◆ **Instructions for the task**
Tally the lines containing the word "this", and report the tally alone.

---------------

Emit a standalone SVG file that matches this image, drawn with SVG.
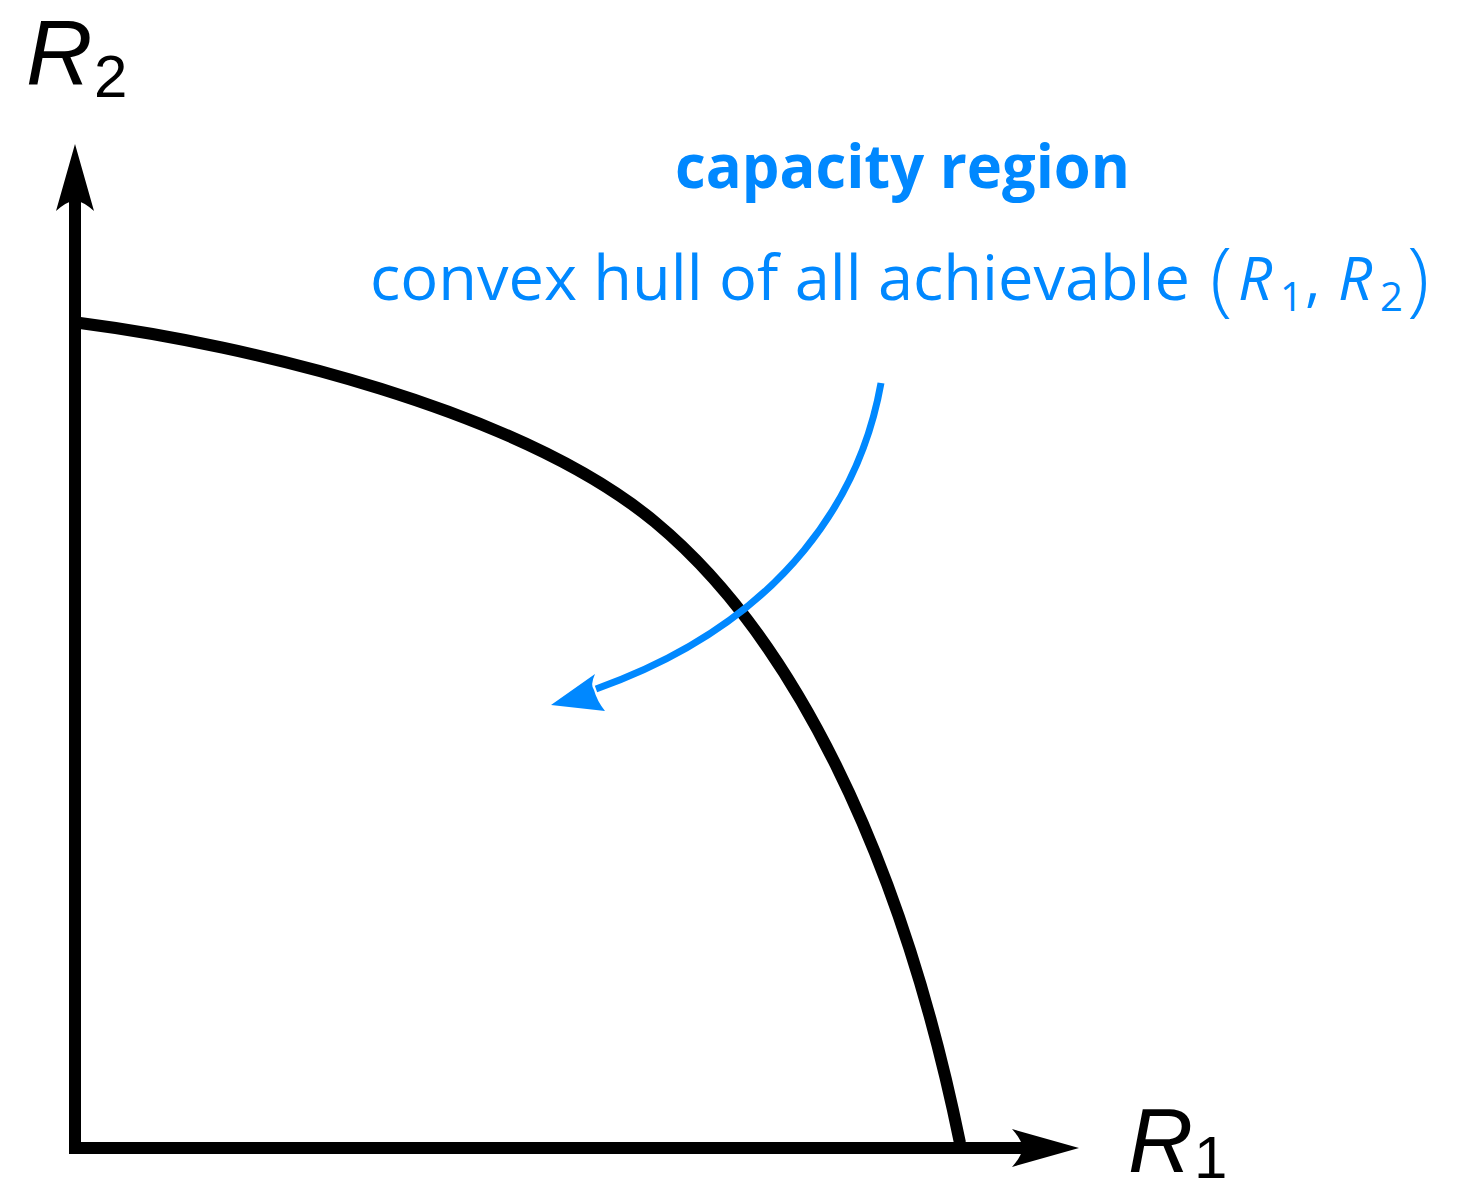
<svg xmlns="http://www.w3.org/2000/svg" width="1461" height="1192" viewBox="0 0 1461 1192">
<style>
.ax{stroke:#000;stroke-width:12;fill:none}
.blue{fill:#0088ff}
.lbl{font-family:"Liberation Sans","Open Sans",sans-serif;fill:#000}
.bt{font-family:"Open Sans","Liberation Sans",sans-serif;fill:#0088ff}
</style>
<defs>
<marker id="ah" markerUnits="userSpaceOnUse" viewBox="-70 -22 72 44" markerWidth="72" markerHeight="44" refX="-55" refY="0" orient="auto" overflow="visible">
<path d="M0,0 L-67,-19 Q-58,-9 -56,0 Q-58,9 -67,19 Z" fill="#000"/>
</marker>
</defs>
<rect width="1461" height="1192" fill="#fff"/>
<g id="connectors">
<path id="y-axis" class="ax" d="M75,1154 L75,199" marker-end="url(#ah)"/>
<path id="x-axis" class="ax" d="M69,1148 L1024,1148" marker-end="url(#ah)"/>
<path id="boundary" class="ax" d="M80,323 C250,345 520,410 655,522 C790,634 900,850 960,1143"/>
<path id="pointer" d="M881,383 C862,490 790,620 596,689" stroke="#0088ff" stroke-width="7" fill="none"/>
<path id="pointer-head" class="blue" d="M551,705 L595,674 Q590,685 594,690 Q597,701 605,711 Z"/>
</g>
<g id="label-r2">
<text class="lbl" x="26" y="85" font-size="92" font-style="italic">R</text>
<text class="lbl" x="94" y="97" font-size="60">2</text>
</g>
<g id="label-r1">
<text class="lbl" x="1128" y="1172" font-size="90" font-style="italic">R</text>
<text class="lbl" x="1194" y="1178" font-size="60">1</text>
</g>
<g id="label-capacity">
<text class="bt" x="675" y="188" font-size="60" font-weight="bold" textLength="455" lengthAdjust="spacingAndGlyphs">capacity region</text>
<text class="bt" x="370" y="300" font-size="62" textLength="820" lengthAdjust="spacingAndGlyphs">convex hull of all achievable</text>
<text class="bt" x="1210" y="306" font-size="82" font-weight="300">(</text>
<text class="bt" x="1238" y="300" font-size="60" font-style="italic">R</text>
<text class="bt" x="1280" y="311" font-size="40">1</text>
<text class="bt" x="1305" y="300" font-size="60">,</text>
<text class="bt" x="1338" y="300" font-size="60" font-style="italic">R</text>
<text class="bt" x="1380" y="311" font-size="40">2</text>
<text class="bt" x="1407" y="306" font-size="82" font-weight="300">)</text>
</g>
</svg>
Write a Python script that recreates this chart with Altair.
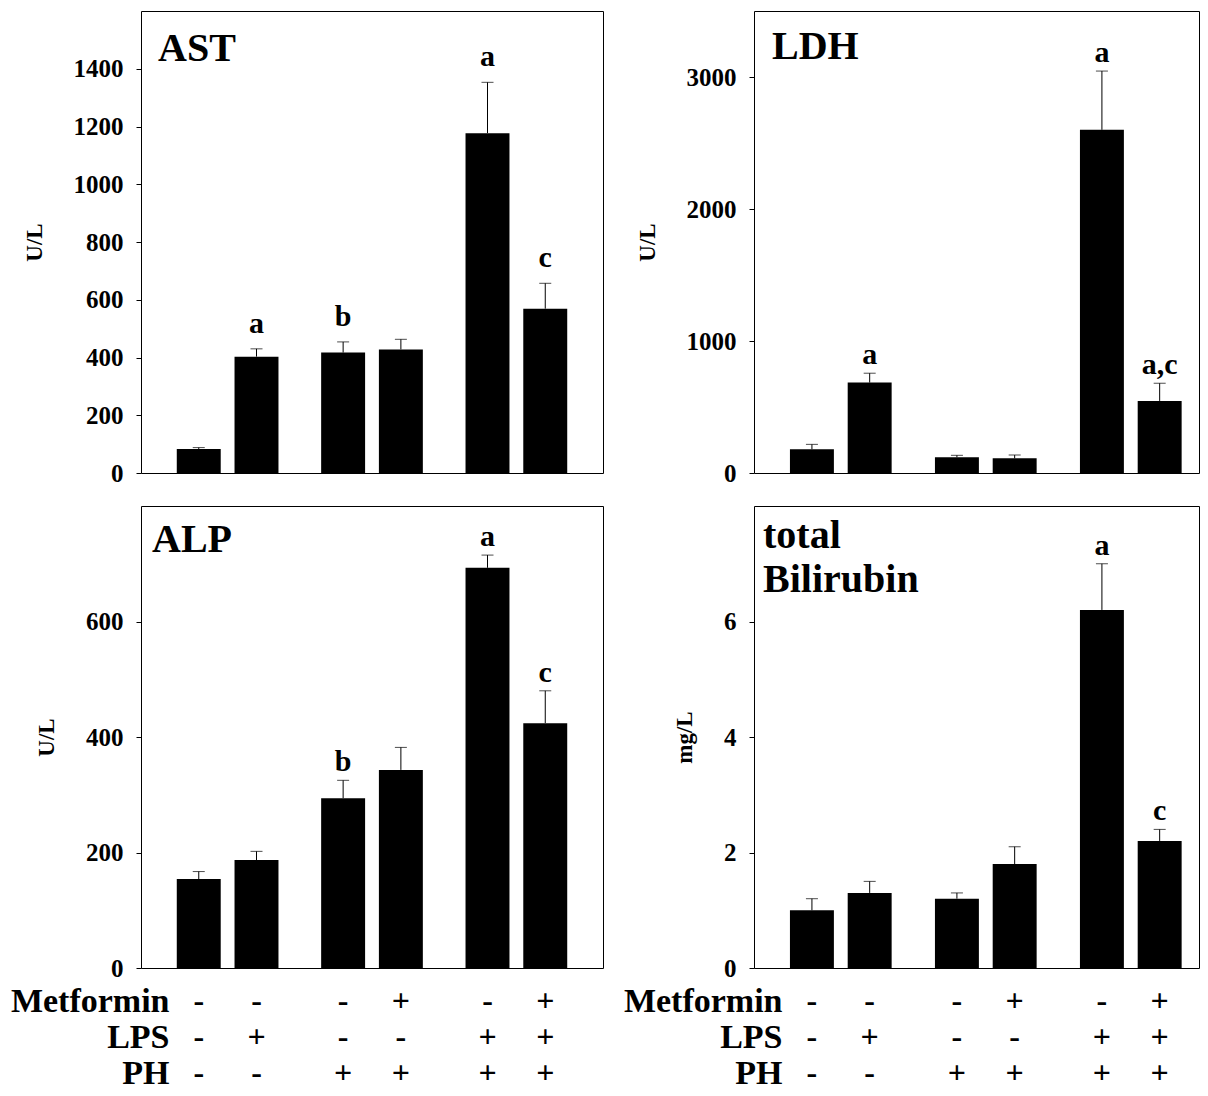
import altair as alt
import pandas as pd

FONT = "Liberation Serif"

# bar layout: three groups of two bars
groups = ["G1", "G1", "G2", "G2", "G3", "G3"]
subs = ["L", "R", "L", "R", "L", "R"]

# AST (U/L)
ast_mean = [83, 403, 417, 428, 1177, 569]
ast_sem = [5, 27, 37, 35, 176, 88]
ast_letters = ["", "a", "b", "", "a", "c"]

# LDH (U/L)
ldh_mean = [180, 685, 119, 111, 2600, 546]
ldh_sem = [37, 71, 15, 25, 445, 134]
ldh_letters = ["", "a", "", "", "a", "a,c"]

# ALP (U/L)
alp_mean = [154, 187, 294, 343, 693, 424]
alp_sem = [13, 15, 31, 39, 22, 56]
alp_letters = ["", "", "b", "", "a", "c"]

# total Bilirubin (mg/L)
bil_mean = [1.0, 1.3, 1.2, 1.8, 6.2, 2.2]
bil_sem = [0.2, 0.2, 0.1, 0.3, 0.8, 0.2]
bil_letters = ["", "", "", "", "a", "c"]

# treatment table
factors = ["Metformin", "LPS", "PH"]
metformin = ["-", "-", "-", "+", "-", "+"]
lps = ["-", "+", "-", "-", "+", "+"]
ph = ["-", "-", "+", "+", "+", "+"]

H = 462
W_LEFT = 462
W_RIGHT = 445

# band-scale settings for the outer (group) scale of each column
LEFT_SCALE = dict(paddingInner=0.2956, paddingOuter=0.2478)
RIGHT_SCALE = dict(paddingInner=0.2956, paddingOuter=0.1823, align=0.68)


def xenc(sc):
    return alt.X("group:N", axis=None, scale=alt.Scale(**sc))


def xoff():
    return alt.XOffset("sub:N", scale=alt.Scale(paddingInner=0.239, paddingOuter=0))


def panel(mean, sem, letters, title, unit, dmax, ticks, dx, dy, width, sc, letter_dy):
    df = pd.DataFrame({"group": groups, "sub": subs, "mean": mean,
                       "sem": sem, "letter": letters})
    base = alt.Chart(df).transform_calculate(upper="datum.mean + datum.sem")
    scale = alt.Scale(domain=[0, dmax], nice=False, zero=True)
    axis = alt.Axis(values=ticks, format="d", domain=False, tickSize=5, labelPadding=13,
                    labelFontSize=25, titleFontSize=23, titlePadding=27,
                    labelFont=FONT, titleFont=FONT,
                    grid=False, labelFlush=False)

    def yenc(field):
        return alt.Y(field, scale=scale, axis=axis, title=unit)

    bars = base.mark_bar(color="black").encode(x=xenc(sc), xOffset=xoff(), y=yenc("mean:Q"))
    err = base.mark_rule(color="black", strokeWidth=1).encode(
        x=xenc(sc), xOffset=xoff(), y=yenc("mean:Q"), y2=alt.Y2("upper:Q"))
    cap = base.mark_tick(color="black", thickness=1, size=12, orient="horizontal").encode(
        x=xenc(sc), xOffset=xoff(), y=yenc("upper:Q"))
    txt = base.mark_text(font=FONT, fontWeight="bold", fontSize=30, baseline="alphabetic",
                         dy=letter_dy, color="black").encode(
        x=xenc(sc), xOffset=xoff(), y=yenc("upper:Q"), text="letter:N")
    ttl = alt.Chart(pd.DataFrame({"title": [title]})).mark_text(
        font=FONT, fontWeight="bold", fontSize=40, align="left", baseline="alphabetic",
        lineBreak="\n", lineHeight=44, color="black"
    ).encode(x=alt.value(dx), y=alt.value(dy), text="title:N")
    return alt.layer(bars, err, cap, txt, ttl).properties(width=width, height=H)


ast = panel(ast_mean, ast_sem, ast_letters, "AST", "U/L", 1600,
            [0, 200, 400, 600, 800, 1000, 1200, 1400], 17, 50, W_LEFT, LEFT_SCALE, -16)
ldh = panel(ldh_mean, ldh_sem, ldh_letters, "LDH", "U/L", 3500,
            [0, 1000, 2000, 3000], 18, 48, W_RIGHT, RIGHT_SCALE, -9)
alp = panel(alp_mean, alp_sem, alp_letters, "ALP", "U/L", 800,
            [0, 200, 400, 600], 11, 46, W_LEFT, LEFT_SCALE, -9)
bil = panel(bil_mean, bil_sem, bil_letters, "total\nBilirubin", "mg/L", 8,
            [0, 2, 4, 6], 9, 42, W_RIGHT, RIGHT_SCALE, -9)

sign_df = pd.DataFrame({
    "group": groups * 3,
    "sub": subs * 3,
    "factor": [f for f in factors for _ in range(6)],
    "sign": metformin + lps + ph,
})


def label_chart(width, sc):
    return alt.Chart(sign_df).mark_text(
        font=FONT, fontWeight="bold", fontSize=32, baseline="middle", color="black"
    ).encode(
        x=xenc(sc), xOffset=xoff(),
        y=alt.Y("factor:N", sort=factors,
                scale=alt.Scale(type="point", padding=0),
                axis=alt.Axis(title=None, domain=False, ticks=False, offset=-30,
                              labelPadding=2, labelFontSize=34, labelBaseline="middle",
                              labelFont=FONT, labelFontWeight="bold", labelColor="black")),
        text="sign:N",
    ).properties(width=width, height=72, view=alt.ViewBackground(stroke="transparent"))


chart = alt.concat(
    ast, ldh, alp, bil, label_chart(W_LEFT, LEFT_SCALE), label_chart(W_RIGHT, RIGHT_SCALE),
    columns=2, spacing={"row": 33, "column": 151}, bounds="flush",
).properties(
    padding={"left": 1, "top": 2, "right": 0, "bottom": 0}
).configure_view(
    stroke="black", strokeWidth=1
).configure_axis(
    labelFont=FONT, titleFont=FONT, labelFontWeight="bold", titleFontWeight="bold",
    labelColor="black", titleColor="black", tickColor="black", domainColor="black"
)

chart.save("out.html", embed_options={"renderer": "svg", "actions": False})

---------------

◆ **Reply**
2